## What is required
Begin at the first line of the data and copy each line through the one containing "Serif, Times New", that line included, with no pictures.

## Data block
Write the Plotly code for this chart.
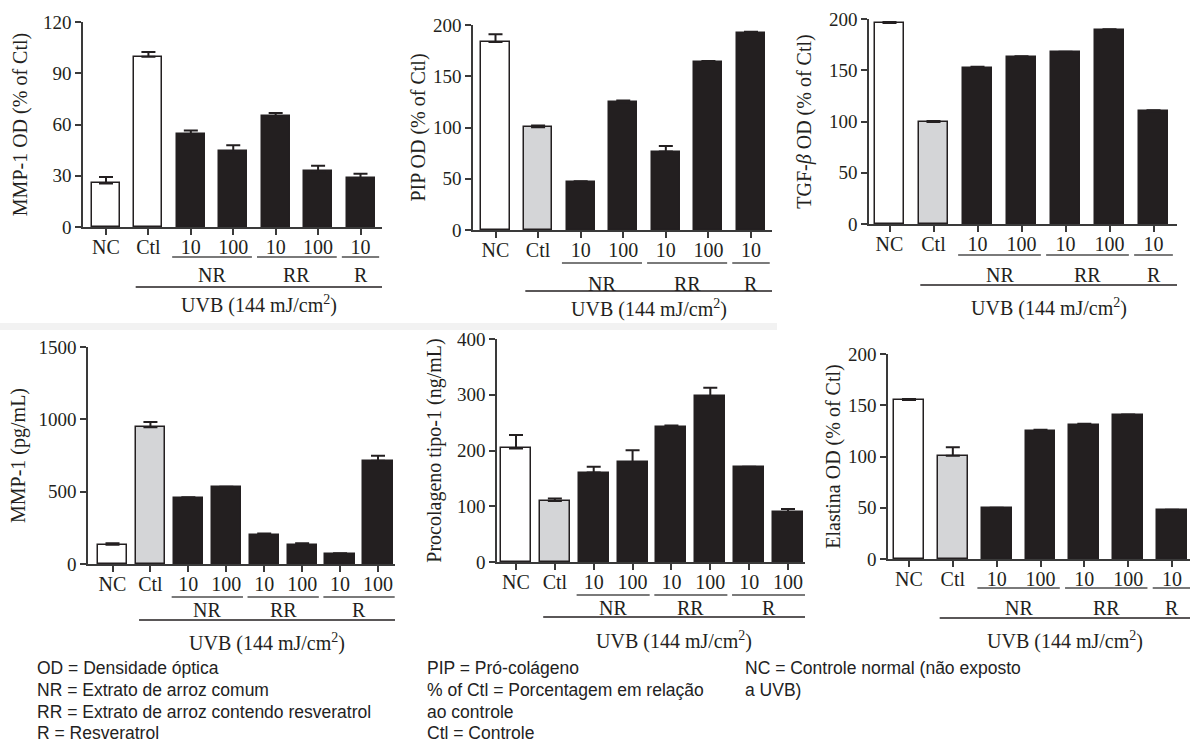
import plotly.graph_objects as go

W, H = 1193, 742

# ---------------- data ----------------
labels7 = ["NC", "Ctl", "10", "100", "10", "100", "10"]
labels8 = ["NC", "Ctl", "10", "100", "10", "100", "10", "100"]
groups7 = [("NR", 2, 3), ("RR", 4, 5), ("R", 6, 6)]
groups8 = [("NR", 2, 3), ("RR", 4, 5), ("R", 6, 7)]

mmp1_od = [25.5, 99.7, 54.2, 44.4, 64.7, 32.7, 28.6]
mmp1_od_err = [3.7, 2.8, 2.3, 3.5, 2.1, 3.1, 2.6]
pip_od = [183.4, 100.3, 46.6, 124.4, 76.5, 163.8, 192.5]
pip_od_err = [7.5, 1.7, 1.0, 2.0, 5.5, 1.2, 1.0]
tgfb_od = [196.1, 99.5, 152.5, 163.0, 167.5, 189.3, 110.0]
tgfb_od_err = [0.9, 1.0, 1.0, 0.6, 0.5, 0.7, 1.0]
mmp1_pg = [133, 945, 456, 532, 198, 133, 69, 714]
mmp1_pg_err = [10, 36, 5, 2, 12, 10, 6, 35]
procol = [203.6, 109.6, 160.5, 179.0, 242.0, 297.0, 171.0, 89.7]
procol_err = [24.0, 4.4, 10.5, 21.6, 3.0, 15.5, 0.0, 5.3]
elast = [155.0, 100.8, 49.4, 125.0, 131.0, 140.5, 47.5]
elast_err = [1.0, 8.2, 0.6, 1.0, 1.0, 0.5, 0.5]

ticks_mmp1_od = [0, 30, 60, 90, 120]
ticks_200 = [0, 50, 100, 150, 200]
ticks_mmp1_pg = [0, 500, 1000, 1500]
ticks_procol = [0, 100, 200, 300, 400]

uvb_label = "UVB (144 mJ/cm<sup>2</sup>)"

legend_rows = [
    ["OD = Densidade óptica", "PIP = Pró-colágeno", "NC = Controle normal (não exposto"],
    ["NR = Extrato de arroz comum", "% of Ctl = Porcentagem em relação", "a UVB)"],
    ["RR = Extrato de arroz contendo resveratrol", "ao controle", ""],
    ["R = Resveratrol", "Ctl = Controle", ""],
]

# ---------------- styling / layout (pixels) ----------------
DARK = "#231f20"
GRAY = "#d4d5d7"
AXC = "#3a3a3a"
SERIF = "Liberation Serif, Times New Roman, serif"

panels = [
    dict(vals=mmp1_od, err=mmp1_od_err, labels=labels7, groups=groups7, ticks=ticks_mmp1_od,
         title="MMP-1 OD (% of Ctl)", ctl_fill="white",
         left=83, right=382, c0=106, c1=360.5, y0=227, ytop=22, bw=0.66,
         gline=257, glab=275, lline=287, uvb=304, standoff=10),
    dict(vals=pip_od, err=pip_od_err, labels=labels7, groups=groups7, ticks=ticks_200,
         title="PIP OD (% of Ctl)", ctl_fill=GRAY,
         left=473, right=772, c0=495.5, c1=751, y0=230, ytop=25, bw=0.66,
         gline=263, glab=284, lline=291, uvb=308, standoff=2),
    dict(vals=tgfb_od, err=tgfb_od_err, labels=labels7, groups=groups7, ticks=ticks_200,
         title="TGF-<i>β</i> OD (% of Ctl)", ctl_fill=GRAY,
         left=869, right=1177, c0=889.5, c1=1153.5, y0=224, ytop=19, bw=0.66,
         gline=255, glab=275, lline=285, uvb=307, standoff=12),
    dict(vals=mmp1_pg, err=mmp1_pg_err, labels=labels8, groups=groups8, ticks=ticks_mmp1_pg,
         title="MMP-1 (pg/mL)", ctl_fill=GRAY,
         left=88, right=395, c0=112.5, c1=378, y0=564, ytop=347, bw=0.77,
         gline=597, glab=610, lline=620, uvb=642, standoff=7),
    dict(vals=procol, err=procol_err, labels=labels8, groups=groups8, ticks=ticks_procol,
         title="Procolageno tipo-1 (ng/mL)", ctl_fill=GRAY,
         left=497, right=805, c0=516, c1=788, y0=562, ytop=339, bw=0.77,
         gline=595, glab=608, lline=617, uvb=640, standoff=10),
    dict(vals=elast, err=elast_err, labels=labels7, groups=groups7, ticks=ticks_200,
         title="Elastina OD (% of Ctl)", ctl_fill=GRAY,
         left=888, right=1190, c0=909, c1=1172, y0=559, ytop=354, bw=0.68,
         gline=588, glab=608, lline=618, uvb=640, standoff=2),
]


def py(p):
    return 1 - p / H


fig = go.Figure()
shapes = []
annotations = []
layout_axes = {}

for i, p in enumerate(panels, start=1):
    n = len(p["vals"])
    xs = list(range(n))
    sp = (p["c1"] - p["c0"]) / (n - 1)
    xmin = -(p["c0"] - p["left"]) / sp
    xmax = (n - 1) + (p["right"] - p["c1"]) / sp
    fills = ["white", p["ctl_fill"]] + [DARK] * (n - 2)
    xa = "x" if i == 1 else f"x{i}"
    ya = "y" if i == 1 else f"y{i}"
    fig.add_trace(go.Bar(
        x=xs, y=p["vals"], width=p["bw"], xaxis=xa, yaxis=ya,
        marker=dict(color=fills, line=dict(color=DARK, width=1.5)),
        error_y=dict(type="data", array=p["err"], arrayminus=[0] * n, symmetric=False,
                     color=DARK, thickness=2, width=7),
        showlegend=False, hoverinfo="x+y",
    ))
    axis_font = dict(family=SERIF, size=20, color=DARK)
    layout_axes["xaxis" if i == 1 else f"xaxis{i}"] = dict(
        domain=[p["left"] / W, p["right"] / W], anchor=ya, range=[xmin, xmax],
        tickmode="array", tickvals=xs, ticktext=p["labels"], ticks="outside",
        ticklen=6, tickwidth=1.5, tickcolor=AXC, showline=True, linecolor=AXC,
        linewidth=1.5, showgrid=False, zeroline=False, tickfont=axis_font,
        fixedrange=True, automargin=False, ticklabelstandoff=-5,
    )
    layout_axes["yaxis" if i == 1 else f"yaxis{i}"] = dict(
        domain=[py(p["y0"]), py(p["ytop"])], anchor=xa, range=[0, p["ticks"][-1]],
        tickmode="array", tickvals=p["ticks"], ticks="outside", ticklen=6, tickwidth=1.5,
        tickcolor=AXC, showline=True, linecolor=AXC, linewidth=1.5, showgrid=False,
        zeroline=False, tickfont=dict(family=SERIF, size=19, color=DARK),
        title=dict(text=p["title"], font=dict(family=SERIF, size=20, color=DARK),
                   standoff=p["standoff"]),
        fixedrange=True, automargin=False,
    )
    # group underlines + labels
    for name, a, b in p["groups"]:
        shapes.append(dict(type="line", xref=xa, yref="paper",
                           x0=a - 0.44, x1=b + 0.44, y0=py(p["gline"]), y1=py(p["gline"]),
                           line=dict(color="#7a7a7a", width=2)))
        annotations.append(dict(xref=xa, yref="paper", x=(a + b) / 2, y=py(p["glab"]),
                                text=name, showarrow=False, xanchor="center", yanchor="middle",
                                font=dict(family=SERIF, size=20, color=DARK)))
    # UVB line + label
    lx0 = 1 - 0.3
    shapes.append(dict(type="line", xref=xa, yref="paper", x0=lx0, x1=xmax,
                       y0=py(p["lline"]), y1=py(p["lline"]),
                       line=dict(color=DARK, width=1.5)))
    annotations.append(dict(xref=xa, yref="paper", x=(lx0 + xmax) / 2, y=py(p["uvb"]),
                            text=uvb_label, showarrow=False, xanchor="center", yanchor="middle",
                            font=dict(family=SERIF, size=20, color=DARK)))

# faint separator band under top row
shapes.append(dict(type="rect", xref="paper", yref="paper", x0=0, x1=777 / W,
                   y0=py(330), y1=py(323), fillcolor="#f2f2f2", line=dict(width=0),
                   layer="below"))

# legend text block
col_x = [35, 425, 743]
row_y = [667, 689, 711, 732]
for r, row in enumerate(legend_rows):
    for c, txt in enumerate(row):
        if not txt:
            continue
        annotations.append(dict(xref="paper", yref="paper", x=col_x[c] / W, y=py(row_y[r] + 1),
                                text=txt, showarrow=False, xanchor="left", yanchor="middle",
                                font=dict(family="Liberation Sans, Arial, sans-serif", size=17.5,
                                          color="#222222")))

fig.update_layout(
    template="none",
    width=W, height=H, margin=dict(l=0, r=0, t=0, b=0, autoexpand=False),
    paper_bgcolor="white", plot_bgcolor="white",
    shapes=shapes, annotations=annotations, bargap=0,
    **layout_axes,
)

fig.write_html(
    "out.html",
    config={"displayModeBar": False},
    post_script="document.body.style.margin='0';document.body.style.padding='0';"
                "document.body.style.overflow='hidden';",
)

## Exercise solution
Write the Plotly code for this chart.
import plotly.graph_objects as go

W, H = 1193, 742

# ---------------- data ----------------
labels7 = ["NC", "Ctl", "10", "100", "10", "100", "10"]
labels8 = ["NC", "Ctl", "10", "100", "10", "100", "10", "100"]
groups7 = [("NR", 2, 3), ("RR", 4, 5), ("R", 6, 6)]
groups8 = [("NR", 2, 3), ("RR", 4, 5), ("R", 6, 7)]

mmp1_od = [25.5, 99.7, 54.2, 44.4, 64.7, 32.7, 28.6]
mmp1_od_err = [3.7, 2.8, 2.3, 3.5, 2.1, 3.1, 2.6]
pip_od = [183.4, 100.3, 46.6, 124.4, 76.5, 163.8, 192.5]
pip_od_err = [7.5, 1.7, 1.0, 2.0, 5.5, 1.2, 1.0]
tgfb_od = [196.1, 99.5, 152.5, 163.0, 167.5, 189.3, 110.0]
tgfb_od_err = [0.9, 1.0, 1.0, 0.6, 0.5, 0.7, 1.0]
mmp1_pg = [133, 945, 456, 532, 198, 133, 69, 714]
mmp1_pg_err = [10, 36, 5, 2, 12, 10, 6, 35]
procol = [203.6, 109.6, 160.5, 179.0, 242.0, 297.0, 171.0, 89.7]
procol_err = [24.0, 4.4, 10.5, 21.6, 3.0, 15.5, 0.0, 5.3]
elast = [155.0, 100.8, 49.4, 125.0, 131.0, 140.5, 47.5]
elast_err = [1.0, 8.2, 0.6, 1.0, 1.0, 0.5, 0.5]

ticks_mmp1_od = [0, 30, 60, 90, 120]
ticks_200 = [0, 50, 100, 150, 200]
ticks_mmp1_pg = [0, 500, 1000, 1500]
ticks_procol = [0, 100, 200, 300, 400]

uvb_label = "UVB (144 mJ/cm<sup>2</sup>)"

legend_rows = [
    ["OD = Densidade óptica", "PIP = Pró-colágeno", "NC = Controle normal (não exposto"],
    ["NR = Extrato de arroz comum", "% of Ctl = Porcentagem em relação", "a UVB)"],
    ["RR = Extrato de arroz contendo resveratrol", "ao controle", ""],
    ["R = Resveratrol", "Ctl = Controle", ""],
]

# ---------------- styling / layout (pixels) ----------------
DARK = "#231f20"
GRAY = "#d4d5d7"
AXC = "#3a3a3a"
SERIF = "Liberation Serif, Times New Roman, serif"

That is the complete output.